The SNB’s accommodative stance towards more currency weakness was in contrast to the optimism sounded by the European Central Bank last week at a scheduled policy meeting and that of other major central banks around the world, who are actively discussing withdrawing years of massive monetary stimulus.
The ECB’s apparent lack of concern about a strengthening euro convinced markets the central bank remained on track potentially to begin tapering its bond-buying stimulus later this year.
“Jordan’s comments have set the tone for the franc move this week and I think the franc’s weakness has certainly more room to run,” said Thomas Flury, head of currency strategy at UBS Wealth Management’s Chief Investment Office.
Traders said the franc’s weakness against the dollar since last week has also been a factor in its drop against the euro.
After the franc tumbled through the 1.10-1.11 range against the euro, the fall quickly accelerated on the back of some hedge fund selling.
“There is some rebalancing flows going through from some model-driven funds after euro/franc cracked through the 1.10 level and with very little option barriers at these levels, this can go higher,” Scotiabank’s head of Asian FX sales and trading, Gerrard Katz, said.
The franc was trading 0.7 percent weaker against the dollar CHF= at 97.11 cents. It has fallen nearly 3 percent this week, its biggest weekly drop since October 2015.

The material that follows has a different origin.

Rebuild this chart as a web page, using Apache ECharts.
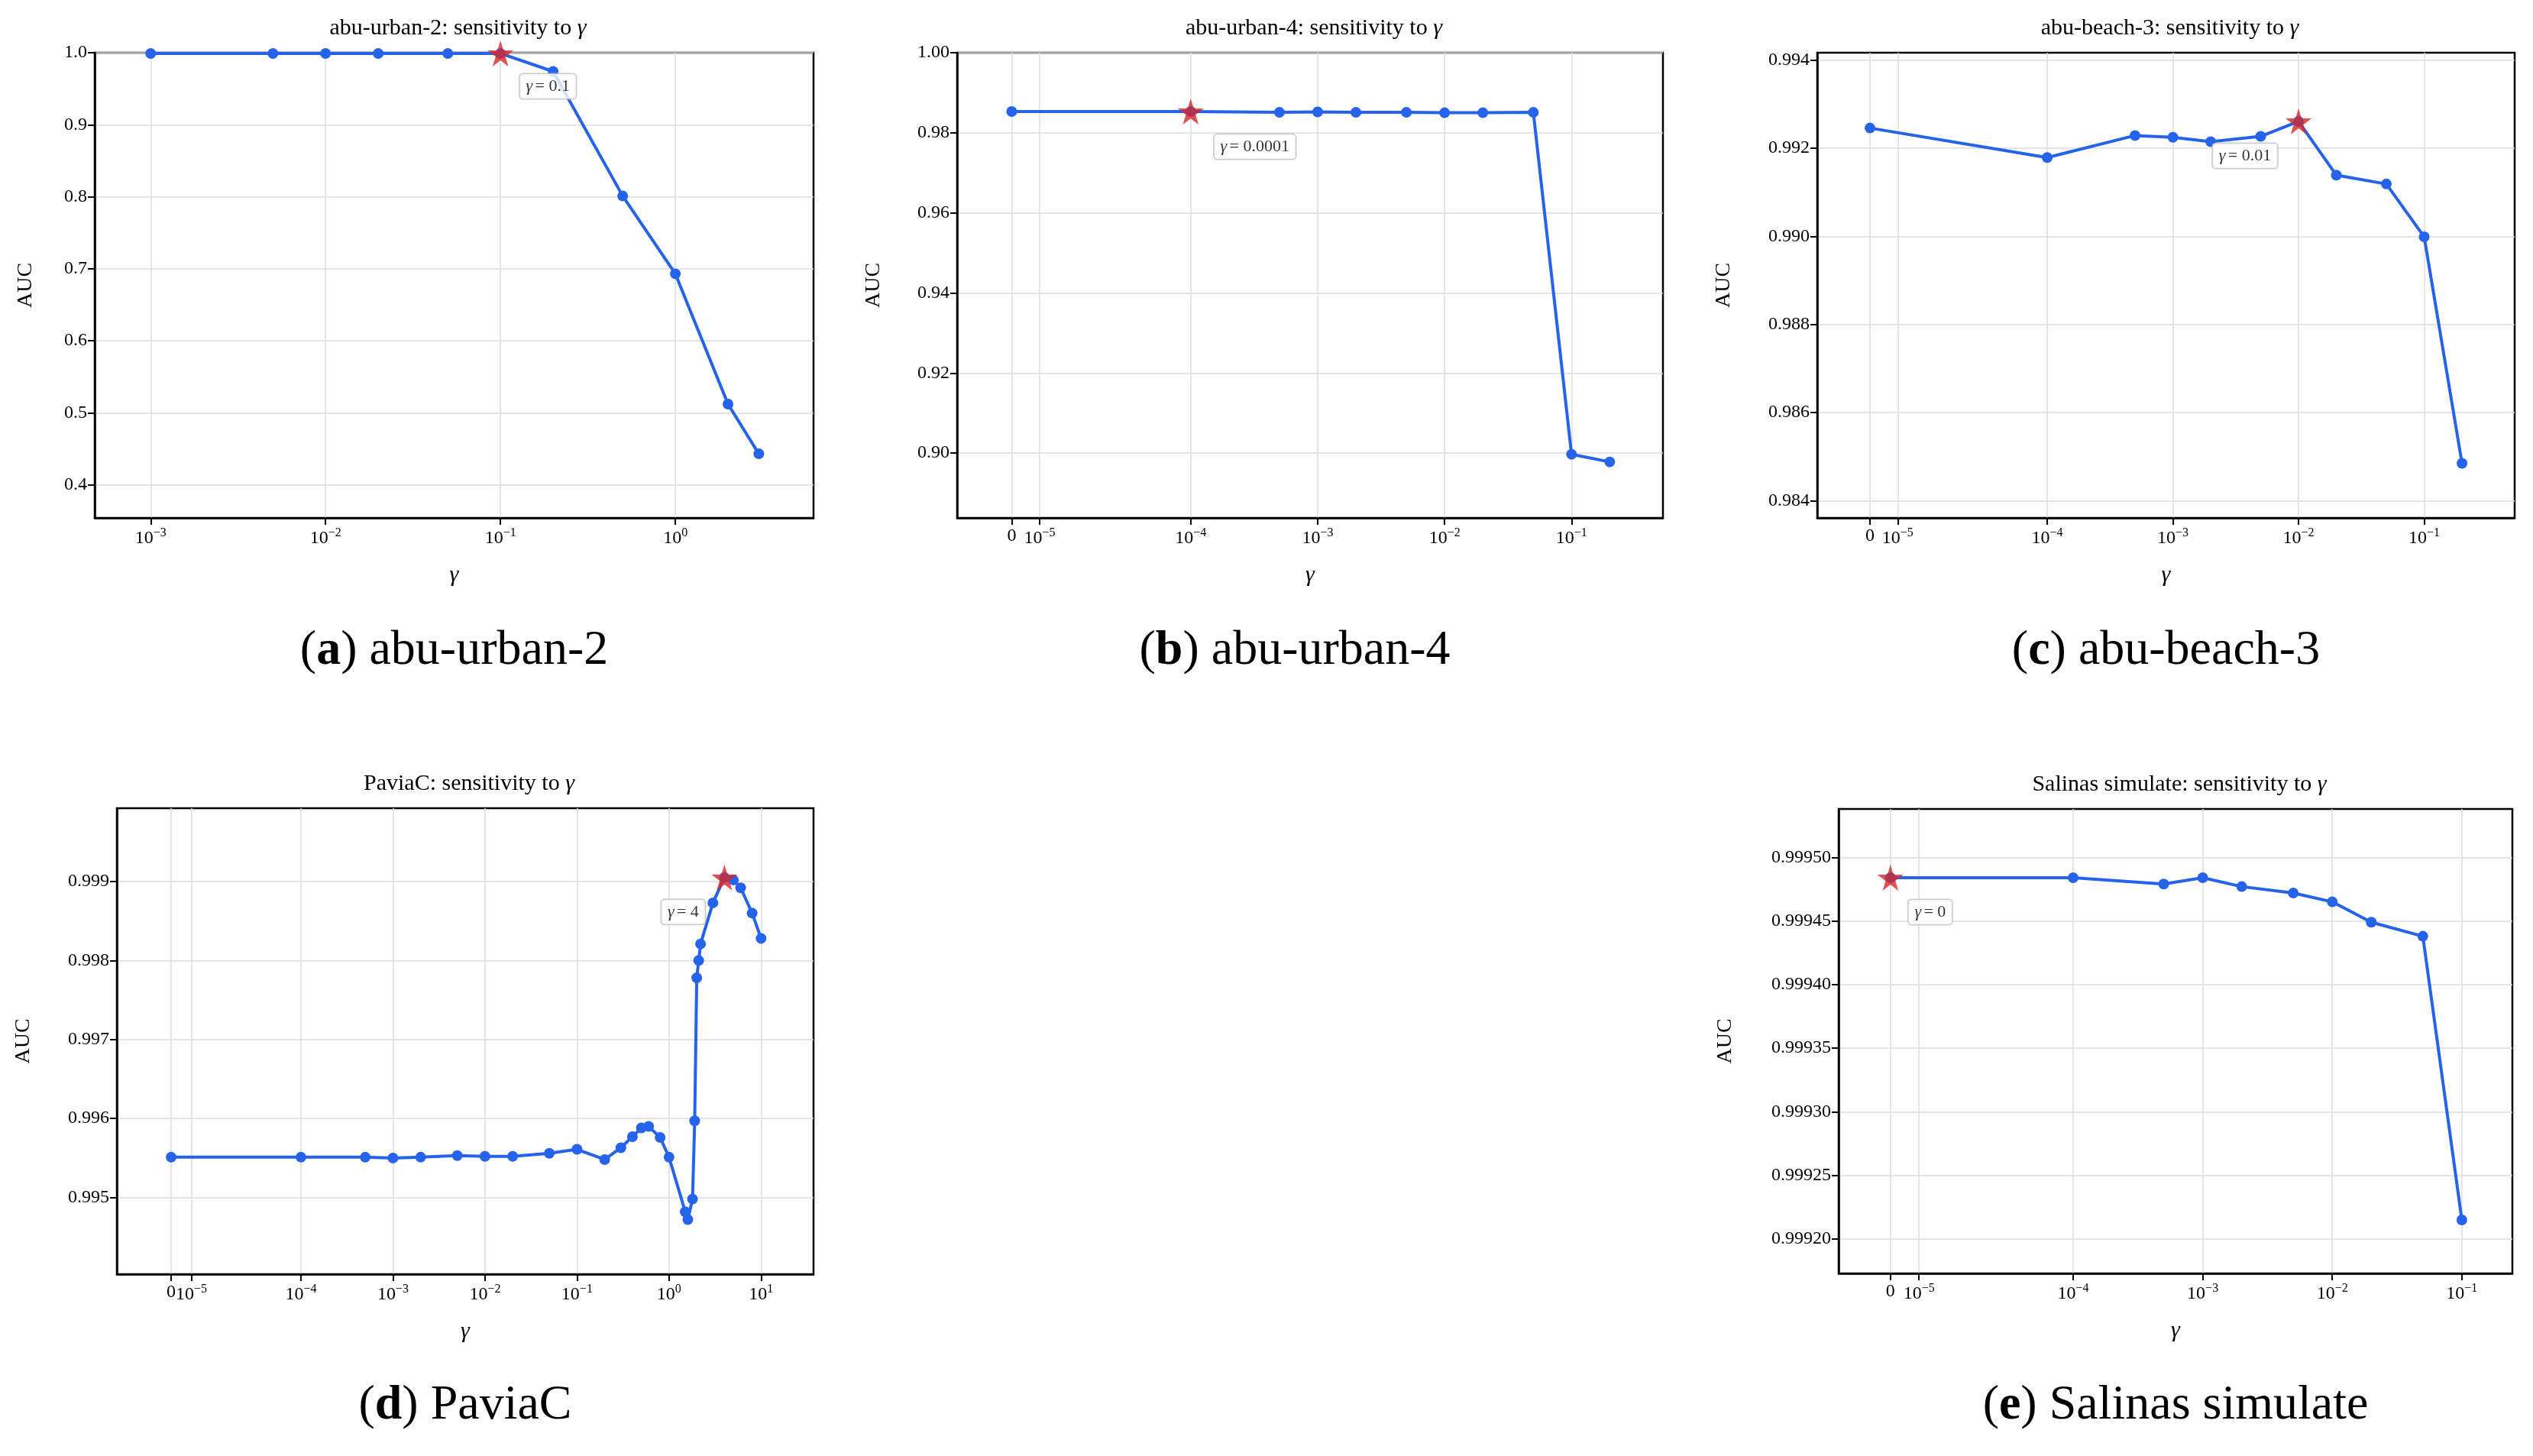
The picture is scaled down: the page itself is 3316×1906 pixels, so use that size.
<!DOCTYPE html>
<html><head><meta charset="utf-8">
<script src="https://cdn.jsdelivr.net/npm/echarts@6/dist/echarts.min.js"></script>
<style>html,body{margin:0;padding:0;background:#fff}#c{width:3316px;height:1906px}</style>
</head><body><div id="c"></div>
<script>
// ---- data ----
const titlesA = ['abu-urban-2','abu-urban-4','abu-beach-3','PaviaC','Salinas simulate'];
const letters = ['a','b','c','d','e'];
const gammaA = [0.001,0.005,0.01,0.02,0.05,0.1,0.2,0.5,1,2,3];
const aucA   = [0.999,0.999,0.999,0.999,0.999,0.999,0.974,0.801,0.693,0.512,0.443];
const gammaB = [0,0.0001,0.0005,0.001,0.002,0.005,0.01,0.02,0.05,0.1,0.2];
const aucB   = [0.9853,0.9853,0.9851,0.9852,0.9851,0.9851,0.9850,0.9850,0.9851,0.8997,0.8978];
const gammaC = [0,0.0001,0.0005,0.001,0.002,0.005,0.01,0.02,0.05,0.1,0.2];
const aucC   = [0.99246,0.99179,0.99229,0.99225,0.99215,0.99227,0.99261,0.99139,0.99119,0.98999,0.98485];
const gammaD = [0,0.0001,0.0005,0.001,0.002,0.005,0.01,0.02,0.05,0.1,0.2,0.3,0.4,0.5,0.6,0.8,1.0,1.5,1.6,1.8,1.9,2.0,2.1,2.2,3,4,5,6,8,10];
const aucD   = [0.99551,0.99551,0.99551,0.99550,0.99551,0.99553,0.99552,0.99552,0.99556,0.99561,0.99548,0.99563,0.99577,0.99588,0.99590,0.99576,0.99551,0.99482,0.99472,0.99498,0.99597,0.99778,0.99800,0.99821,0.99873,0.99905,0.99902,0.99892,0.99860,0.99828];
const gammaE = [0,0.0001,0.0005,0.001,0.002,0.005,0.01,0.02,0.05,0.1];
const aucE   = [0.999484,0.999484,0.999479,0.999484,0.999477,0.999472,0.999465,0.999449,0.999438,0.999215];
const bestGamma = [0.1,0.0001,0.01,4,0];
const bestLabel = ['0.1','0.0001','0.01','4','0'];
const yTicksA = [0.4,0.5,0.6,0.7,0.8,0.9,1.0];
const yTicksB = [0.90,0.92,0.94,0.96,0.98,1.00];
const yTicksC = [0.984,0.986,0.988,0.990,0.992,0.994];
const yTicksD = [0.995,0.996,0.997,0.998,0.999];
const yTicksE = [0.99920,0.99925,0.99930,0.99935,0.99940,0.99945,0.99950];
const xTicksA = ['1e-3','1e-2','1e-1','1e0'];
const xTicksB = ['0','1e-5','1e-4','1e-3','1e-2','1e-1'];
const xTicksD = ['0','1e-5','1e-4','1e-3','1e-2','1e-1','1e0','1e1'];

// symlog-like position mapping (as in the reference axis)
function pos(g){ if(g===0) return -5.41; if(g<=1e-5) return -5.19; return Math.log10(g); }
function tickPos(s){ return s==='0'?-5.41:(s==='1e-5'?-5.19:Math.log10(Number(s))); }

const panels = [
 {g:gammaA,a:aucA,yt:yTicksA,xt:xTicksA,dec:1,box:[124,69,1065,678],xr:[-3.32,0.79],yr:[0.354,1.0],ng:76,off:[62,43]},
 {g:gammaB,a:aucB,yt:yTicksB,xt:xTicksB,dec:2,box:[1253,69,2177,678],xr:[-5.84,-0.28],yr:[0.8838,1.0],ng:95,off:[84,46]},
 {g:gammaC,a:aucC,yt:yTicksC,xt:xTicksB,dec:3,box:[2379,69,3292,678],xr:[-5.83,-0.28],yr:[0.98361,0.99417],ng:108,off:[-70,45]},
 {g:gammaD,a:aucD,yt:yTicksD,xt:xTicksD,dec:3,box:[153,1058,1065,1668],xr:[-6.0,1.57],yr:[0.994029,0.999928],ng:108,off:[-54,45]},
 {g:gammaE,a:aucE,yt:yTicksE,xt:xTicksB,dec:5,box:[2407,1059,3289,1667],xr:[-5.81,-0.61],yr:[0.999173,0.999538],ng:134,off:[52,45]}
];
const FONT='Liberation Serif';
const BLUE='#2563eb', RED='#d62728';
const star='path://M50,0 L61,35 L98,35 L68,57 L79,91 L50,70 L21,91 L32,57 L2,35 L39,35 Z';
const grid=[],xAxis=[],yAxis=[],series=[],title=[],graphic=[];
function xlab(s){ if(s==='0') return '{n|0}'; const e=s.split('e')[1].replace('-','−'); return '{n|10}{s|'+e+'}'; }
panels.forEach((p,i)=>{
  const [l,t,r,b]=p.box;
  grid.push({left:l,top:t,width:r-l,height:b-t,show:true,borderColor:'#000',borderWidth:2.5,backgroundColor:'transparent'});
  xAxis.push({type:'value',gridIndex:i,min:p.xr[0],max:p.xr[1],
    name:'γ',nameLocation:'middle',nameGap:60,nameTextStyle:{fontFamily:FONT,fontSize:30,fontStyle:'italic',color:'#000'},
    axisLine:{show:true,onZero:false,lineStyle:{color:'#000',width:2.5}},
    axisTick:{show:true,length:9,lineStyle:{color:'#000',width:2},customValues:p.xt.map(tickPos)},
    axisLabel:{customValues:p.xt.map(tickPos),margin:12,formatter:v=>{const s=p.xt.find(q=>Math.abs(tickPos(q)-v)<1e-6);return s?xlab(s):'';},
      rich:{n:{fontFamily:FONT,fontSize:24,color:'#000'},s:{fontFamily:FONT,fontSize:16,color:'#000',padding:[0,0,13,0]}}},
    splitLine:{show:true,lineStyle:{color:'#dcdcdc',width:1.5}}});
  yAxis.push({type:'value',gridIndex:i,min:p.yr[0],max:p.yr[1],
    name:'AUC',nameLocation:'middle',nameGap:p.ng,nameTextStyle:{fontFamily:FONT,fontSize:28,color:'#000'},
    axisLine:{show:true,onZero:false,lineStyle:{color:'#000',width:2.5}},
    axisTick:{show:true,length:9,lineStyle:{color:'#000',width:2},customValues:p.yt},
    axisLabel:{customValues:p.yt,fontFamily:FONT,fontSize:24,color:'#000',margin:10,formatter:v=>v.toFixed(p.dec)},
    splitLine:{show:true,lineStyle:{color:'#dcdcdc',width:1.5}}});
  series.push({type:'line',xAxisIndex:i,yAxisIndex:i,data:p.g.map((g,k)=>[pos(g),p.a[k]]),
    symbol:'circle',symbolSize:14,lineStyle:{color:BLUE,width:4},itemStyle:{color:BLUE},z:3,animation:false});
  const k=p.g.indexOf(bestGamma[i]);
  series.push({type:'scatter',xAxisIndex:i,yAxisIndex:i,data:[[pos(bestGamma[i]),p.a[k]]],symbol:star,symbolSize:34,
    itemStyle:{color:RED},z:5,animation:false,
    label:{show:true,position:'inside',offset:p.off,formatter:'{g|γ} {t|= '+bestLabel[i]+'}',backgroundColor:'#fff',
      borderColor:'#bdbdbd',borderWidth:1.5,borderRadius:4,padding:[5,8],
      rich:{g:{fontFamily:FONT,fontSize:22,fontStyle:'italic',color:'#000'},t:{fontFamily:FONT,fontSize:22,color:'#000'}}}});
  title.push({text:'{n|'+titlesA[i]+': sensitivity to }{g|γ}',left:(l+r)/2,top:t-52,textAlign:'center',
    textStyle:{fontWeight:'normal',rich:{n:{fontFamily:FONT,fontSize:30,fontWeight:'normal',color:'#000'},g:{fontFamily:FONT,fontSize:30,fontWeight:'normal',fontStyle:'italic',color:'#000'}}}});
  graphic.push({type:'text',x:(l+r)/2-(i===1?20:0),y:(i<3?852:1840),style:{text:'({b|'+letters[i]+'}) '+titlesA[i],
    rich:{b:{fontFamily:FONT,fontSize:64,fontWeight:'bold',fill:'#000'}},
    font:'64px "Liberation Serif"',fill:'#000',align:'center',verticalAlign:'middle'}});
});
const chart=echarts.init(document.getElementById('c'),null,{renderer:'canvas'});
chart.setOption({backgroundColor:'#fff',animation:false,grid,xAxis,yAxis,series,title,graphic});
</script></body></html>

The currency was down a percent at 1.1372 against the euro EURCHF= and traded below a 200-week moving average for the first time since September 2008, according to Reuters data.
Morgan Stanley strategists expect more losses on the view that the franc remains the “most overvalued currency in the G10 universe” despite this week’s fall.
“The bearish franc trade is an alternative approach to trading better prospects for European Monetary Union economic and political stability,” they wrote in a morning note.
Elsewhere, the Swedish Krona gained 1 percent against the dollar to 8.13 after Sweden reported economic growth in the second quarter at 1.7 percent compared to a forecast of 1 percent.
The dollar index broadly marked time against a basket of six major currencies and was a shade lower at 93.73 after edging up 0.2 percent the previous day. The market’s focus is now on second quarter U.S. gross domestic product data due at 1230 GMT.